Pourtant, le passage de De Bondt à Knokke n’a rien du conte de fées: puisqu’il a collaboré avec les nazis pendant la Seconde Guerre mondiale, à la Libération, sa résidence secondaire de Knokke et sa maison de Gand ont été saisies. En 1946, il a également été condamné à l’interdiction d’exercer sa profession. De dépit, il brûla presque tous ses plans originaux, en 1965.
5. Euclides
Lispannenlaan 23, Duinbergen
Donner un nom à sa maison n’est pas une tradition qui a complètement disparu. Au bord du lac de la Victoire, à Duinbergen, nous sommes tombés sur une villa noire coiffée d’un toit de chaume arborant le nom "Euclides" en lettres colorées. "Euclides" comme Euclide, le "père de la géométrie" qui vécut en Grèce au IIIe siècle avant J.-C.?
"En effet", sourit Frank Vanleenhove, résident de la villa et fondateur de Surfers Paradise et Lakeside Paradise. "Mon père était professeur de mathématiques à Ostende. Il a obtenu un poste permanent à l’Athénée royal de Knokke-Heist en 1952. À cette époque, il achète un terrain près du lac de la Victoire pour faire construire sa maison qu’il baptise ‘Euclides’. Quand nous y avons emménagé en 2012, nous avons gardé le nom. La porte d’origine, peinte par mon père, est encore intacte. Par contre, nous avons renouvelé le lettrage dans un style ludique, inspiré par nos voyages à Bali et au Costa Rica."
6. Villa la Pagode
Arcadelaan 2
À l’intersection de l’Elisabethlaan et de l’Arcadelaan se trouve une étonnante villa jumelée arborant un mystérieux "DE P" sur la façade. C’est tout ce qui reste du nom d’origine, De Pagode. Inspirée d’une pagode chinoise, cette villa au toit évasé est une succursale de la compagnie d’assurance Raadhuis. La maison fut construite en 1935 pour Pierre Vandaele (1901-1979), un entrepreneur qui a fait construire des dizaines de maisons à Duinbergen.
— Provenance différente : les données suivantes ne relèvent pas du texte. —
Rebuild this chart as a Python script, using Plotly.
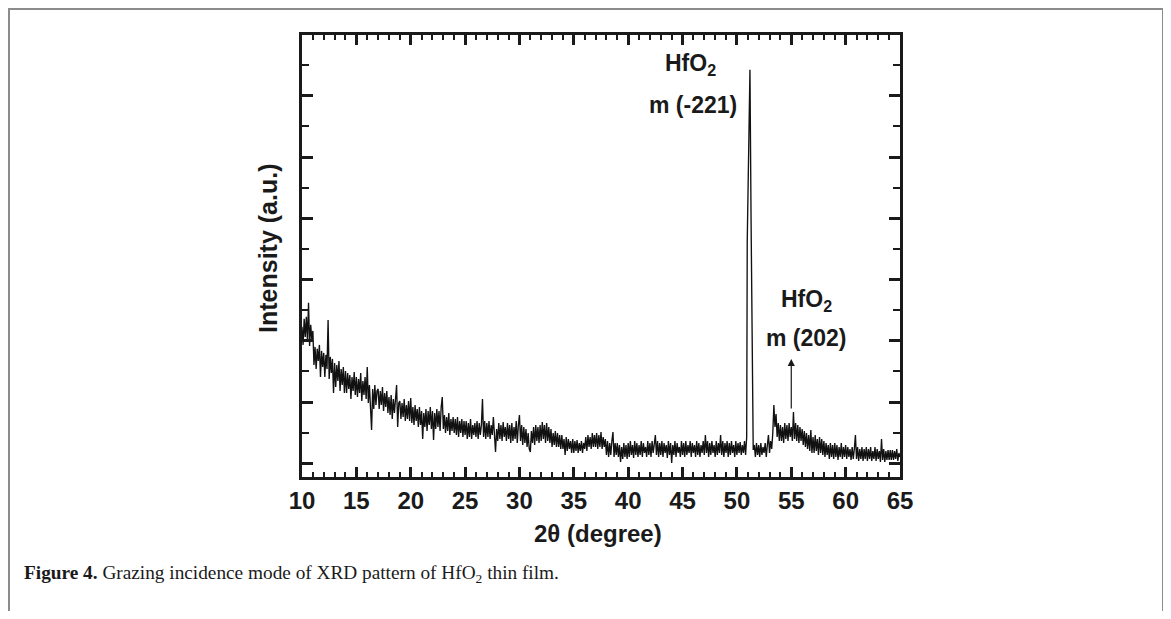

C’est l’architecte brugeois Daniël Gevaert qui a dessiné ce projet. Gevaert avait travaillé chez Huib Hoste et participé à la rénovation du casino après la Seconde Guerre mondiale. L’entrepreneur était un personnage controversé: durant l’entre-deux-guerres, il a bâti une chapelle à Duinbergen, d’après un projet de Fritz Coppieters.
Il a ensuite voulu lotir les environs, mais le diocèse l’en empêcha en refusant l’autorisation de construire la chapelle. Celle-ci resta donc à l’état de ruine inachevée et fut démolie après la Seconde Guerre mondiale. Vandaele perd alors une grande partie de ses biens et s’installe à Anglet, en France, où il finit ses jours.
7. Rêve d’Enfant
Fochlaan 23
Le compositeur et violoniste Eugène Ysaÿe (1858-1931) était un ami de la Reine Élisabeth de Belgique. Il lui a même donné des leçons privées de violon. Comme la famille royale, Ysaÿe aimait venir à Knokke. Il existe d’ailleurs de superbes photos du musicien -assez corpulent- jouant au tennis au Zoute. Sa première maison, la villa "Chanterelle" (1913), fut démolie pendant la Seconde Guerre mondiale, mais il séjourna ensuite à la villa "Rêve d’Enfant" sur la Fochlaan.
Elle porte le nom d’une pièce qu’il avait dédiée à son fils Antoine (1894-1979) en 1901. Depuis 2017, Les Amis du Zoute organisent à Knokke, un festival biennal consacré au compositeur. La princesse Esmeralda est la marraine de l’événement.